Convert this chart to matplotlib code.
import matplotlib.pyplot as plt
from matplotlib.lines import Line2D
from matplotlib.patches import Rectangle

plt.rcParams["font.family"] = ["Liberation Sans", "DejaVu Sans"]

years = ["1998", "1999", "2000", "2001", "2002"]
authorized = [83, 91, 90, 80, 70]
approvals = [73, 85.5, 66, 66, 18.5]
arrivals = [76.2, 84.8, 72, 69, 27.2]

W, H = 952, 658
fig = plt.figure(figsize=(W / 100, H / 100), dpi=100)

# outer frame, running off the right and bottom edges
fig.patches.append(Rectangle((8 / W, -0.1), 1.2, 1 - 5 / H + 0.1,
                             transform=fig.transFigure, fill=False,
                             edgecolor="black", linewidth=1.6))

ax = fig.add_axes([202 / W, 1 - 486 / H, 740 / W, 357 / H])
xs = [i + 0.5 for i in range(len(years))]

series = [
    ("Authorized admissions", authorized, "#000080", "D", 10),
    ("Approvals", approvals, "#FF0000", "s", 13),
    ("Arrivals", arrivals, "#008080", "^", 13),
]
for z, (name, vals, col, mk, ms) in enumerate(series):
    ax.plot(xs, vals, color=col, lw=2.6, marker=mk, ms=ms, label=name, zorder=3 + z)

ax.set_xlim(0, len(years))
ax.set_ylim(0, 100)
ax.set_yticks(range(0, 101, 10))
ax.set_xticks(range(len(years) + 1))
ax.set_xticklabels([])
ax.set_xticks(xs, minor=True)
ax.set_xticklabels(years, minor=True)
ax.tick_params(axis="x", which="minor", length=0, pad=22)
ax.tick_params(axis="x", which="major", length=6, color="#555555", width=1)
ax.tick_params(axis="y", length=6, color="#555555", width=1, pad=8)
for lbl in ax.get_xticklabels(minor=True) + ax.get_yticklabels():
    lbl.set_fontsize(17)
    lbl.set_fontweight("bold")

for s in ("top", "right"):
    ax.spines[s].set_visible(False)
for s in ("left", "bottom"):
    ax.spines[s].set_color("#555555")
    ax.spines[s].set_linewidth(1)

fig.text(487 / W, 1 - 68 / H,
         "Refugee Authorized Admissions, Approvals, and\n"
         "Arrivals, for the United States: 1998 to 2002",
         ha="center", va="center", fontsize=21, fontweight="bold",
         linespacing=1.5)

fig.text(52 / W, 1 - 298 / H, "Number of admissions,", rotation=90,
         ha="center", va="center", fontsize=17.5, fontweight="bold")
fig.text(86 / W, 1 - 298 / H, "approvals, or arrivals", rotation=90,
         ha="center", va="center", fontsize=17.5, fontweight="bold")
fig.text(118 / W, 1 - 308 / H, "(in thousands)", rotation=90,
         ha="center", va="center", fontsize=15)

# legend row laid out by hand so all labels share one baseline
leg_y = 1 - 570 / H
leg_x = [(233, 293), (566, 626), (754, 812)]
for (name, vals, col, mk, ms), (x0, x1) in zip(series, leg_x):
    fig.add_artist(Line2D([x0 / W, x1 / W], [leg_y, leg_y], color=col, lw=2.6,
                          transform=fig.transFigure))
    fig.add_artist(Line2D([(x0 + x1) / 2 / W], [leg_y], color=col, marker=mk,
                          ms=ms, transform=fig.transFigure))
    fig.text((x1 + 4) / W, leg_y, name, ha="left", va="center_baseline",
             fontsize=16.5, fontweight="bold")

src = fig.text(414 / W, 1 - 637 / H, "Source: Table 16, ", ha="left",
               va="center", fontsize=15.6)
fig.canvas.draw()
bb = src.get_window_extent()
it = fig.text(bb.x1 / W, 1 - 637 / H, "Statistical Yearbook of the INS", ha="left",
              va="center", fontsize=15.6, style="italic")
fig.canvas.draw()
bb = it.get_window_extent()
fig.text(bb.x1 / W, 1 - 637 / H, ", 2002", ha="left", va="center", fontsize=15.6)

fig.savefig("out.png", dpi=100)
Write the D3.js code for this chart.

---

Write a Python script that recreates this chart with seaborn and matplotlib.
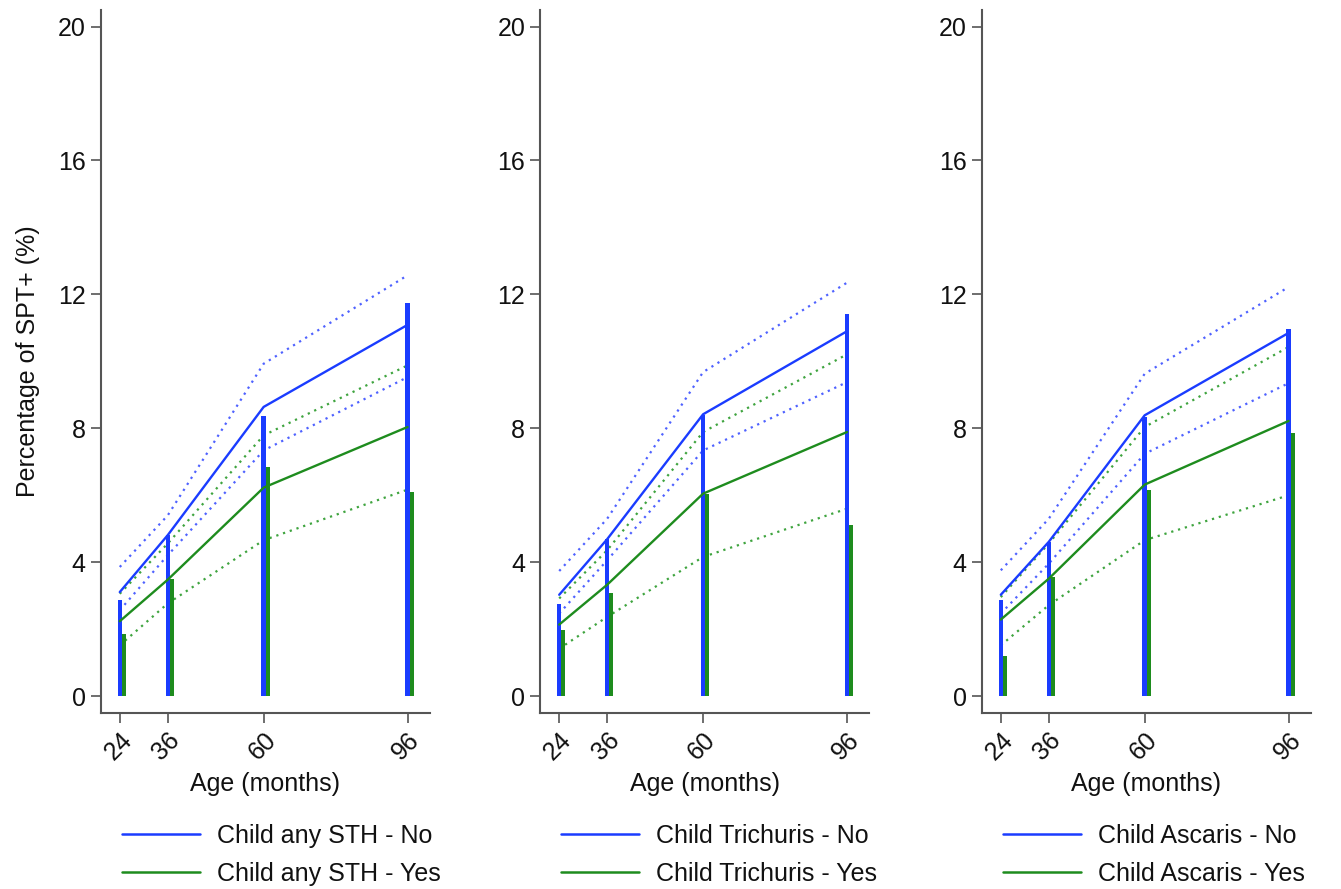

■ **TASK DIRECTIONS**:
The first line to be transcribed is the one containing "Convert this chart to matplotlib code.", and the last is the one containing "zorder=3 + z)". Transcribe exactly those lines and nothing else.

■ **CORRECT RESULT**:
Convert this chart to matplotlib code.
import matplotlib.pyplot as plt
from matplotlib.lines import Line2D
from matplotlib.patches import Rectangle

plt.rcParams["font.family"] = ["Liberation Sans", "DejaVu Sans"]

years = ["1998", "1999", "2000", "2001", "2002"]
authorized = [83, 91, 90, 80, 70]
approvals = [73, 85.5, 66, 66, 18.5]
arrivals = [76.2, 84.8, 72, 69, 27.2]

W, H = 952, 658
fig = plt.figure(figsize=(W / 100, H / 100), dpi=100)

# outer frame, running off the right and bottom edges
fig.patches.append(Rectangle((8 / W, -0.1), 1.2, 1 - 5 / H + 0.1,
                             transform=fig.transFigure, fill=False,
                             edgecolor="black", linewidth=1.6))

ax = fig.add_axes([202 / W, 1 - 486 / H, 740 / W, 357 / H])
xs = [i + 0.5 for i in range(len(years))]

series = [
    ("Authorized admissions", authorized, "#000080", "D", 10),
    ("Approvals", approvals, "#FF0000", "s", 13),
    ("Arrivals", arrivals, "#008080", "^", 13),
]
for z, (name, vals, col, mk, ms) in enumerate(series):
    ax.plot(xs, vals, color=col, lw=2.6, marker=mk, ms=ms, label=name, zorder=3 + z)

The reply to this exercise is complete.